As Volkswagen’s ‘dieselgate’ woes continue, evidence has reportedly emerged of lost or wiped mobile devices  – at around the time the scandal broke  – held by key VW managers in North America.

 Volkswagen Group’s top US lawyer and the leader of its emissions-testing facility in California are among employees whose cell phones were either lost or erased as the company’s diesel emissions scandal emerged, reports say.

Bloomberg cited court records as source for the information that David Geanacopoulos, VW Group of America’s senior vice president for public affairs and public policy, reported he lost his phone while en route to Los Angeles International Airport on December 1, 2015. He was VW of America’s general counsel at the time, Bloomberg notes.

The report adds that documents also show that the company cell phones of Anna Schneider, VW’s senior vice president of industry and government relations, and Matthias Barke, senior director of VW’s emissions test center in Oxnard, California, were “wiped” or erased of data in the months after the federal EPA announced that VW had rigged emissions tests.

Questions about the lost or erased phones were raised last year by the US Federal Trade Commission (FTC), according to Bloomberg.

“In the context of the massive scandal at the center of this case, 23 lost or bricked phones is a bright red flag, especially when they include phones that belonged to important individuals,” the FTC said in its filing, according to Bloomberg.

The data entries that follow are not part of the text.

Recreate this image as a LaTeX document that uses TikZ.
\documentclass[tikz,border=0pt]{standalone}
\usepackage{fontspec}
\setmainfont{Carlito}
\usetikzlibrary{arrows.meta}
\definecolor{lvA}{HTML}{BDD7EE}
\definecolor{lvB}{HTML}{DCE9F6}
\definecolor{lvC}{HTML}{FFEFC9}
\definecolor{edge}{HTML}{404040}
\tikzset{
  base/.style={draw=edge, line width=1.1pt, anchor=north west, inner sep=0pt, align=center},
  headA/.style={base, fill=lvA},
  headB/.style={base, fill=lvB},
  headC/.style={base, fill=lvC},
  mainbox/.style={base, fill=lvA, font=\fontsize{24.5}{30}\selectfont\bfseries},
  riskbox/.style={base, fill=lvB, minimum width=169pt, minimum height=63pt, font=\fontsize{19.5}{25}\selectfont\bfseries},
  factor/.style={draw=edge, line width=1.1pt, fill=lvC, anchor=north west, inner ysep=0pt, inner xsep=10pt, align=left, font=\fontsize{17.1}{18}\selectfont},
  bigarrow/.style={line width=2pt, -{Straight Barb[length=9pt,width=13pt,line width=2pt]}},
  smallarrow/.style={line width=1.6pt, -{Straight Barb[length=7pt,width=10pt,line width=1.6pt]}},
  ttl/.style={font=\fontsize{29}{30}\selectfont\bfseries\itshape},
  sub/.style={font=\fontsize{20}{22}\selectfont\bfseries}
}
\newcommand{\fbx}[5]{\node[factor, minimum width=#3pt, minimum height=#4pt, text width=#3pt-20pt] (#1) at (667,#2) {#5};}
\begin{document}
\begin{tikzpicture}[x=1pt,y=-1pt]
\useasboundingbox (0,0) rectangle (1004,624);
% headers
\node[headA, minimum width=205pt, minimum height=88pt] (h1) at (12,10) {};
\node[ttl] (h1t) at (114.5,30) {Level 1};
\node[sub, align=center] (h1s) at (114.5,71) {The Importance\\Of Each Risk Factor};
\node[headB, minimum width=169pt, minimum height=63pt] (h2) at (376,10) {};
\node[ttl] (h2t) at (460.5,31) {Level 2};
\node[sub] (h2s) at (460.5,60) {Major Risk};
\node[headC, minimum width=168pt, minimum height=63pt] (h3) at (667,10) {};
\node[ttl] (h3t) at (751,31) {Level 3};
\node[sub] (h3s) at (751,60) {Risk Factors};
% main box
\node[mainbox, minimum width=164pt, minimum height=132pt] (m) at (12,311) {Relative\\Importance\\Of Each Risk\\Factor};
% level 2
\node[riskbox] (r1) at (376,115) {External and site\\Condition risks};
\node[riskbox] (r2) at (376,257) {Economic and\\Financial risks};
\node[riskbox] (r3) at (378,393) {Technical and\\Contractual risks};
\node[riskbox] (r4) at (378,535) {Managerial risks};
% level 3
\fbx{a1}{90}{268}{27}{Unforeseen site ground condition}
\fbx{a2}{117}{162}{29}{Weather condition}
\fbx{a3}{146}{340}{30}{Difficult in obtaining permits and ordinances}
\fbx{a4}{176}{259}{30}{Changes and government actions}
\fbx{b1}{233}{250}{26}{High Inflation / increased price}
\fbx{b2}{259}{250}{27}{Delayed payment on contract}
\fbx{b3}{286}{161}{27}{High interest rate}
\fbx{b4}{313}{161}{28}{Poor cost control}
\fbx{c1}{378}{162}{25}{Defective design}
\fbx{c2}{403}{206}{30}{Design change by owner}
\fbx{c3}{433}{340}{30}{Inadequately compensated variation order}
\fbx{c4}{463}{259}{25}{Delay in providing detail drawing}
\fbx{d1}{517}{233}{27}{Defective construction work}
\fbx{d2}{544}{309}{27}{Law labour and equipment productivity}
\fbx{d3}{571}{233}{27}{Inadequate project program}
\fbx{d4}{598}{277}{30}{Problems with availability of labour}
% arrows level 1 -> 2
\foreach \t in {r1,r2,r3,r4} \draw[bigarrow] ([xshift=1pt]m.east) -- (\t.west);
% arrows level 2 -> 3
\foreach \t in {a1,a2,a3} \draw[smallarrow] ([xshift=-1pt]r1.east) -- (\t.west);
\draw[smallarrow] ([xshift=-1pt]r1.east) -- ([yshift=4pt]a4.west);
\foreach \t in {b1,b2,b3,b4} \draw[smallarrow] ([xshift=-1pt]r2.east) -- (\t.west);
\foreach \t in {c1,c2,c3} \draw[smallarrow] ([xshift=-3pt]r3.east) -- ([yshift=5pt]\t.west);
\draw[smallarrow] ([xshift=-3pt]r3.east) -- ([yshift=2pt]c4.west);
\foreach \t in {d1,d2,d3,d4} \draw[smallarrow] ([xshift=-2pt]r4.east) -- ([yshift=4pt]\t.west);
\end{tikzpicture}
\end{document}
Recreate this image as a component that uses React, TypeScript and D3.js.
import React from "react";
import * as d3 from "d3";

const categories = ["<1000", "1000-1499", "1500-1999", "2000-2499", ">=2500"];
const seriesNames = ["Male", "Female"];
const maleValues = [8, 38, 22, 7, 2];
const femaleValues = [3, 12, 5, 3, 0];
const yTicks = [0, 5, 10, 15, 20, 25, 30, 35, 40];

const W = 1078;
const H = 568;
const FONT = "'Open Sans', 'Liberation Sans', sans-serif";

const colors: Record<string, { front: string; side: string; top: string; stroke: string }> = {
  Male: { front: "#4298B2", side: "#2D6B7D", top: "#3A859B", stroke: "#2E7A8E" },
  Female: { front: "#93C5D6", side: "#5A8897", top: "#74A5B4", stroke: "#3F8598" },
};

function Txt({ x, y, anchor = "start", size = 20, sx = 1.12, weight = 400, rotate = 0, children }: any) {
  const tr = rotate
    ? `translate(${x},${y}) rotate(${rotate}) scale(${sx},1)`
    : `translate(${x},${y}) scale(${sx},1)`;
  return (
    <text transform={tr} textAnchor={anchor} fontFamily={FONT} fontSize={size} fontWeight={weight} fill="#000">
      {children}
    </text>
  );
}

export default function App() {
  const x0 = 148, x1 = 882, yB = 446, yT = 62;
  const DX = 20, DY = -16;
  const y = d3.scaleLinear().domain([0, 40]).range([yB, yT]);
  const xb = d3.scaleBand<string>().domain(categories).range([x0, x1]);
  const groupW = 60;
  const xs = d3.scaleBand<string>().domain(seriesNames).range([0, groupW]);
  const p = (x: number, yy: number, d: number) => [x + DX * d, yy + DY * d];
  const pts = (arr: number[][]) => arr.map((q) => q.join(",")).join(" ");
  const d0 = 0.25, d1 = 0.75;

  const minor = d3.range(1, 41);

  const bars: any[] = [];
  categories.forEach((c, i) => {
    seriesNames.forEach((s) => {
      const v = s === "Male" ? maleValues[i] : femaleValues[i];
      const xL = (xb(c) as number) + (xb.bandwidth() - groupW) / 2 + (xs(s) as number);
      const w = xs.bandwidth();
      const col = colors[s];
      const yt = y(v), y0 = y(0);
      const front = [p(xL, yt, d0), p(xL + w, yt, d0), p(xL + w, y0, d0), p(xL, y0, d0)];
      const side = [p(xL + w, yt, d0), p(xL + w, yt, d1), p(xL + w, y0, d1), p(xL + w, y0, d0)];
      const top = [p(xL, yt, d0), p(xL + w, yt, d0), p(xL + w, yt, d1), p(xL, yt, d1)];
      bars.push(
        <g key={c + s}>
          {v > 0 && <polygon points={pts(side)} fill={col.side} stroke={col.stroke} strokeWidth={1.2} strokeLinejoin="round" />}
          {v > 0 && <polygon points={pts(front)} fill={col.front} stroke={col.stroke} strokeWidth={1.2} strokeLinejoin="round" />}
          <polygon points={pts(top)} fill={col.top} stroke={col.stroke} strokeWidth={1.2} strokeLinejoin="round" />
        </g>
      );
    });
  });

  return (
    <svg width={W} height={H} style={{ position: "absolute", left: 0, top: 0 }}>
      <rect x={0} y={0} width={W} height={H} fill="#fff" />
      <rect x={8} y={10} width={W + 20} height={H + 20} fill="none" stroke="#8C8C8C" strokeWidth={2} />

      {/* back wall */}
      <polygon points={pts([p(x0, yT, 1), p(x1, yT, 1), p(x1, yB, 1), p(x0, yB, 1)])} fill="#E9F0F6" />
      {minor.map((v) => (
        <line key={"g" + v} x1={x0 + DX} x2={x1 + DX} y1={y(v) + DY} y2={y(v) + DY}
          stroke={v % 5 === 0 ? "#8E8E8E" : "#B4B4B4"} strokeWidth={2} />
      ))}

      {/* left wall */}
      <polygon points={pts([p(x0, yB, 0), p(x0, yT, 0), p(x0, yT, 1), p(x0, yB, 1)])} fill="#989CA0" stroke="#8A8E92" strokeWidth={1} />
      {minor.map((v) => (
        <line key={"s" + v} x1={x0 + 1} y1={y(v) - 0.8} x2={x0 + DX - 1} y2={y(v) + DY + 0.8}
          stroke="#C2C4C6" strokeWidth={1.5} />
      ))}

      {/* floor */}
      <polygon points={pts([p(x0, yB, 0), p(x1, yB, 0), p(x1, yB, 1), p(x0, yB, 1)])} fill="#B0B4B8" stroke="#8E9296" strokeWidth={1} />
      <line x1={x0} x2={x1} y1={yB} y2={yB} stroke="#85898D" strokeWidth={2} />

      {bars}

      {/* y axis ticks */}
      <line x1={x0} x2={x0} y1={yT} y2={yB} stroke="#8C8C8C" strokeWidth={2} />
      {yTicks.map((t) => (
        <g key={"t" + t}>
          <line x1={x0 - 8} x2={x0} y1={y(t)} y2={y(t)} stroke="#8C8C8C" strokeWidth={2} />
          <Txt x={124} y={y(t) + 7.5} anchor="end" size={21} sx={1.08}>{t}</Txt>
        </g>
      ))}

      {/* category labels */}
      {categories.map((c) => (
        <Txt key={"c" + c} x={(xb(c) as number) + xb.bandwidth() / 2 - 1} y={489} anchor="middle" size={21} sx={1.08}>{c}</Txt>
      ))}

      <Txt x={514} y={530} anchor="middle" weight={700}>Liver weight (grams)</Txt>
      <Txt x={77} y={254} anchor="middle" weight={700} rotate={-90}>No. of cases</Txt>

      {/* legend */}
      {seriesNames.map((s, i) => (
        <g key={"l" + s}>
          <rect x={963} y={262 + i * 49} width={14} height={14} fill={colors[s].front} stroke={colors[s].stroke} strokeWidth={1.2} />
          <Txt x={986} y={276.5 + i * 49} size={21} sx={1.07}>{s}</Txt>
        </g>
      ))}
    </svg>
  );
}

The issue has surfaced publicly following a case filed in Virginia by VW owners and records becoming public after a judge rejected VW request that they be sealed.

Bloomberg said that VW has strongly denied any wrongdoing associated with the lost or erased phones.

Bloomberg reported that the 23 VW mobile devices were either wiped of data or misplaced between September 2015 and February 2016, according to the court records.